§ **Dataset records**
++++++++++++++++++++
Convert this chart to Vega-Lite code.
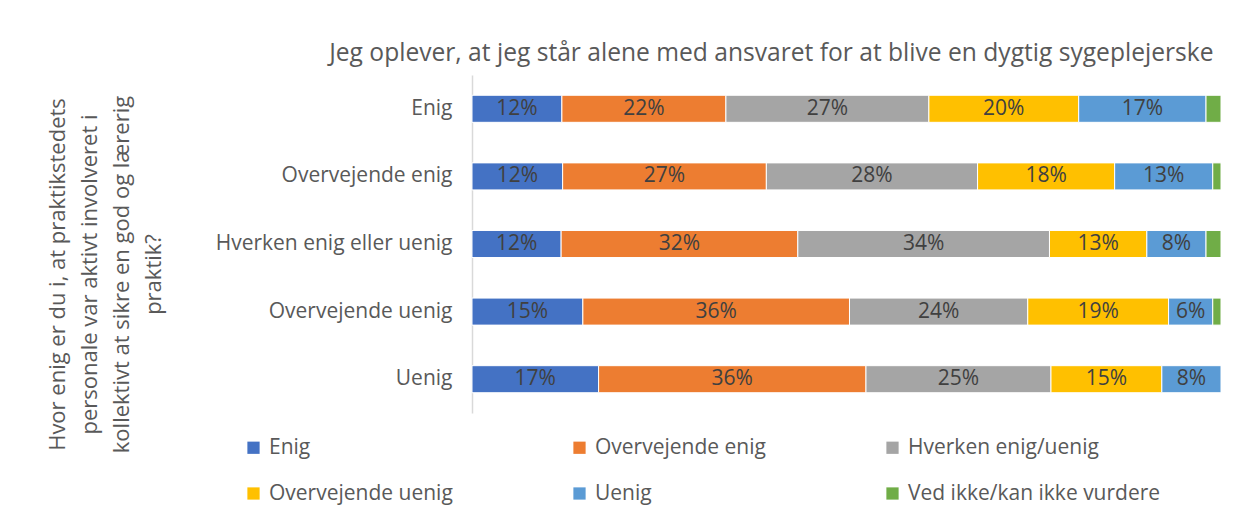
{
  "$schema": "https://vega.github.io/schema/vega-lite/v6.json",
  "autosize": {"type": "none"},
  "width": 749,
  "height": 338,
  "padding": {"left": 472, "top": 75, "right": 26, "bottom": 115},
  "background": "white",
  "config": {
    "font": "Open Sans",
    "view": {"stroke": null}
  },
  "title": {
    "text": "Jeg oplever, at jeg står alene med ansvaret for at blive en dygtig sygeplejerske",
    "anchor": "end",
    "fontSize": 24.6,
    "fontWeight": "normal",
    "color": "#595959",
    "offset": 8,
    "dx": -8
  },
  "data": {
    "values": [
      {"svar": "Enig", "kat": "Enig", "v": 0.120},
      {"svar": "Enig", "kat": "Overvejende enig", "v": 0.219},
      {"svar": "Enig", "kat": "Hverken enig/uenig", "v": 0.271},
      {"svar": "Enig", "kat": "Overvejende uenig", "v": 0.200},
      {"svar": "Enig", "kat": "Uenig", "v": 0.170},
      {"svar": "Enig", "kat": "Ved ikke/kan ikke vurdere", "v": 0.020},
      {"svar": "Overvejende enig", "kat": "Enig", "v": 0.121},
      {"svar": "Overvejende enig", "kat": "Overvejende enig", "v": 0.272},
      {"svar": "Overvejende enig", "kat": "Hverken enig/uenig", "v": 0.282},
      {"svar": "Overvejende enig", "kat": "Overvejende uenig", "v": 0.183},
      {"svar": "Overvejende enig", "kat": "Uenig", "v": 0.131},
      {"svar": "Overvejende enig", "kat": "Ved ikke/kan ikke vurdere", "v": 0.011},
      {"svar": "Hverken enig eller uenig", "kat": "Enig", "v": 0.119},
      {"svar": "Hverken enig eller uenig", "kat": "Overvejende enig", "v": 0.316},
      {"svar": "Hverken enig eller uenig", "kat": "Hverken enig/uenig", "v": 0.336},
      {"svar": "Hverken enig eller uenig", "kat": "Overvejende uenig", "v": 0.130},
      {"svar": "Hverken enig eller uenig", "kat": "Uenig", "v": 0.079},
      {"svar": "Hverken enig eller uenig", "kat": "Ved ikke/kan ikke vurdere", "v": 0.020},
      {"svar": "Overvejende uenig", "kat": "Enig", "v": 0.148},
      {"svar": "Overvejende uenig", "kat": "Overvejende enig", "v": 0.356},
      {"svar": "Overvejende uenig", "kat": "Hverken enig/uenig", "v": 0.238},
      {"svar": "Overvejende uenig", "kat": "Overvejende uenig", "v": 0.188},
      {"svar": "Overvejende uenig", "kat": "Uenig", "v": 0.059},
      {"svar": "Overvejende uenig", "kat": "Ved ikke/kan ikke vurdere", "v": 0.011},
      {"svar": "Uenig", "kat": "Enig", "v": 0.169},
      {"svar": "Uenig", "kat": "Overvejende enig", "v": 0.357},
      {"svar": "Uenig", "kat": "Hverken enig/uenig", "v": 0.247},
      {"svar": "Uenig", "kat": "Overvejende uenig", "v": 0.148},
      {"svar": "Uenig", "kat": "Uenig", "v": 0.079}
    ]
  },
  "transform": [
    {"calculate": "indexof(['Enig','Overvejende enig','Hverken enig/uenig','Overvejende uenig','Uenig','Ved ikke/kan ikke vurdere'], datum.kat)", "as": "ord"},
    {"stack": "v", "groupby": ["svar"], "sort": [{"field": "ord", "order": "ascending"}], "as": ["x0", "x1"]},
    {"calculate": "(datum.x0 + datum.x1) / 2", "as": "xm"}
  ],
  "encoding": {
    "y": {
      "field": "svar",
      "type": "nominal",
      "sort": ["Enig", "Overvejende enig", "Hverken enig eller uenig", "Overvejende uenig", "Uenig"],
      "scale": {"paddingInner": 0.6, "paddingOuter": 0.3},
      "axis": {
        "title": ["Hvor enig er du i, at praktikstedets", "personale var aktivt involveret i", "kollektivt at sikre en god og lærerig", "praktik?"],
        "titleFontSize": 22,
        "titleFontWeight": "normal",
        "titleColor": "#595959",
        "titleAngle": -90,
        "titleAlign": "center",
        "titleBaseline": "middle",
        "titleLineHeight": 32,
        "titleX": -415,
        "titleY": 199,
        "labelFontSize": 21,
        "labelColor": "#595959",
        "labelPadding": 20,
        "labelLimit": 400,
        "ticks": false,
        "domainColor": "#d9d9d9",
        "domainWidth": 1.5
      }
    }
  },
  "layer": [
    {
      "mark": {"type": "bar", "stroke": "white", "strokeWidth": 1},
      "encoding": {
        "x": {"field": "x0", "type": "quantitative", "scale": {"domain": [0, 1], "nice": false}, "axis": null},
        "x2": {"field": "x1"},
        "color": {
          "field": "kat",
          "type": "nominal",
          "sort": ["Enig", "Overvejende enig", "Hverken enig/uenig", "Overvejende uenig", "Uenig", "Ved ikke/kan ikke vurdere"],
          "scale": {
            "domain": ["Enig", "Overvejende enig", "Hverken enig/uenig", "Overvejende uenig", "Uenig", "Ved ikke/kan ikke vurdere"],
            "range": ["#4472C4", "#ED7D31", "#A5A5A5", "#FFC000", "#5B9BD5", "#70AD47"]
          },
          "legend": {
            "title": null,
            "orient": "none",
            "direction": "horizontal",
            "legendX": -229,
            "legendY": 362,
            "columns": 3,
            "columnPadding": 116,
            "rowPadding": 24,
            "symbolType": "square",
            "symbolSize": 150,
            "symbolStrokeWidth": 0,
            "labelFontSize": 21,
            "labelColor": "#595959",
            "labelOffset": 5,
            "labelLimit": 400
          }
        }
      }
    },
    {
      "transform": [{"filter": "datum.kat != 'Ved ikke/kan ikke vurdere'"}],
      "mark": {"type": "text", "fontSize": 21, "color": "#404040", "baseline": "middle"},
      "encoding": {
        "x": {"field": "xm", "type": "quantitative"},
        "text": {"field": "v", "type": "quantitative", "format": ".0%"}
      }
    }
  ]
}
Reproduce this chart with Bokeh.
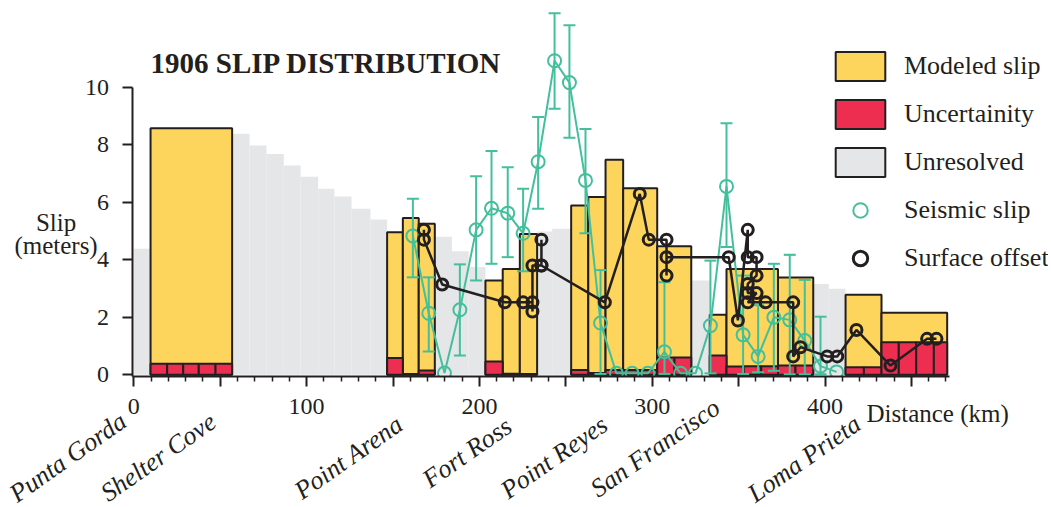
++++++++++++++++++++
§ **Brief**
From the entries above, copy each line holding "this".

§ **Written answer**
Convert this chart to Vega-Lite code.
Reproduce this chart with Bokeh.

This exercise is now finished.